The scope of still-unwritten earmark reform legislation in the House appears to be widening, with members of the Appropriations Committee and a top Republican leader endorsing the idea of increased transparency on tax and authorization bills, rather than just on spending measures.

While the debate over proposed changes to travel and gift rules has attracted the majority of media attention, earmark reform has the potential to more drastically change the way Congress does business.

The Senate is debating a reform package this week that would increase transparency and allow earmarks to be stripped out of conference reports on the floor.
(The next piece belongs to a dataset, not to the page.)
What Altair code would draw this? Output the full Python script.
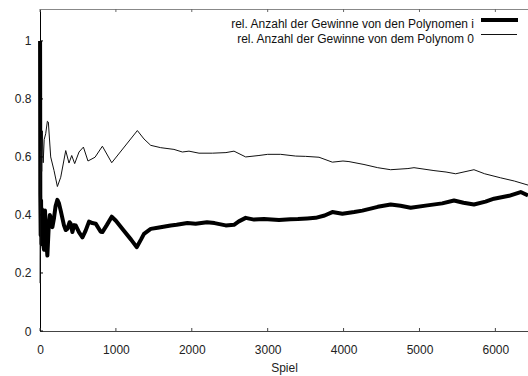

Though the House’s reform package is still at a much earlier stage in the process, the appetite for reforming the earmarking process on a variety of bills is growing, and it’s shared by House Majority Leader John Boehner (R-Ohio).

“I do believe that earmark reform will be an essential part of this package,” Boehner said Tuesday at his weekly session with reporters, adding that he expected “single-source grants in authorization bills to be part of this [and] narrow issues in a tax bill.”

That view is one that has been endorsed more vocally in recent days by members of the Appropriations Committee, who have been lobbying to make sure that their panel doesn’t get singled out in an earmark reform package.

In a March 1 “Dear Colleague” letter, Rep. Joe Knollenberg (R-Mich.) — an Appropriations member — pointed out that the most notorious recent earmark — the Ketchikan Bridge in Alaska, dubbed by its critics the “Bridge to Nowhere” — first appeared not in an appropriations bill but rather in an authorization measure.

“In fact,” Knollenberg wrote, “the recently enacted [highway bill] included approximately $24 billion worth of earmarks — roughly $7 billion more than were included in all the FY06 appropriations bills combined.”

Knollenberg called the highway bill “a shining example of why any genuine earmark reform must include equal treatment of both authorizing and appropriations bills.”

Another appropriator, Rep. Mike Simpson (R-Idaho), went further in his own “Dear Colleague” letter last week, defending his committee’s earmarking as “consistent with the conservative principles I hold dear” by responding to the requests of local officials instead of “some nameless, faceless bureaucrat in Washington, D.C.”

Simpson supports increasing transparency in the earmarking process and, like Knollenberg, wants to ensure that authorization bills are subjected to similar scrutiny. In an interview last week, Simpson also raised the idea, as Boehner did, that tax bills should also be subject to increased transparency.

While spending bills are often blamed for allocating funding to eyebrow-raising projects, tax bills have also drawn fire for carving out loopholes aimed at specific industries or companies.

The best known example in recent years was the 2004 FSC-ETI bill, which contained dozens of specialized tax breaks for a variety of products and services, ranging from archery equipment and fishing tackle boxes to ceiling fans and dog tracks.

A Ways and Means spokeswoman declined to comment on the possibility that the panel’s bills could be the subject of reform legislation.

It appears likely that whatever package moves through the House will include a requirement that the sponsors of specific earmarks in bills should be publicly identified in the bill or the bill report.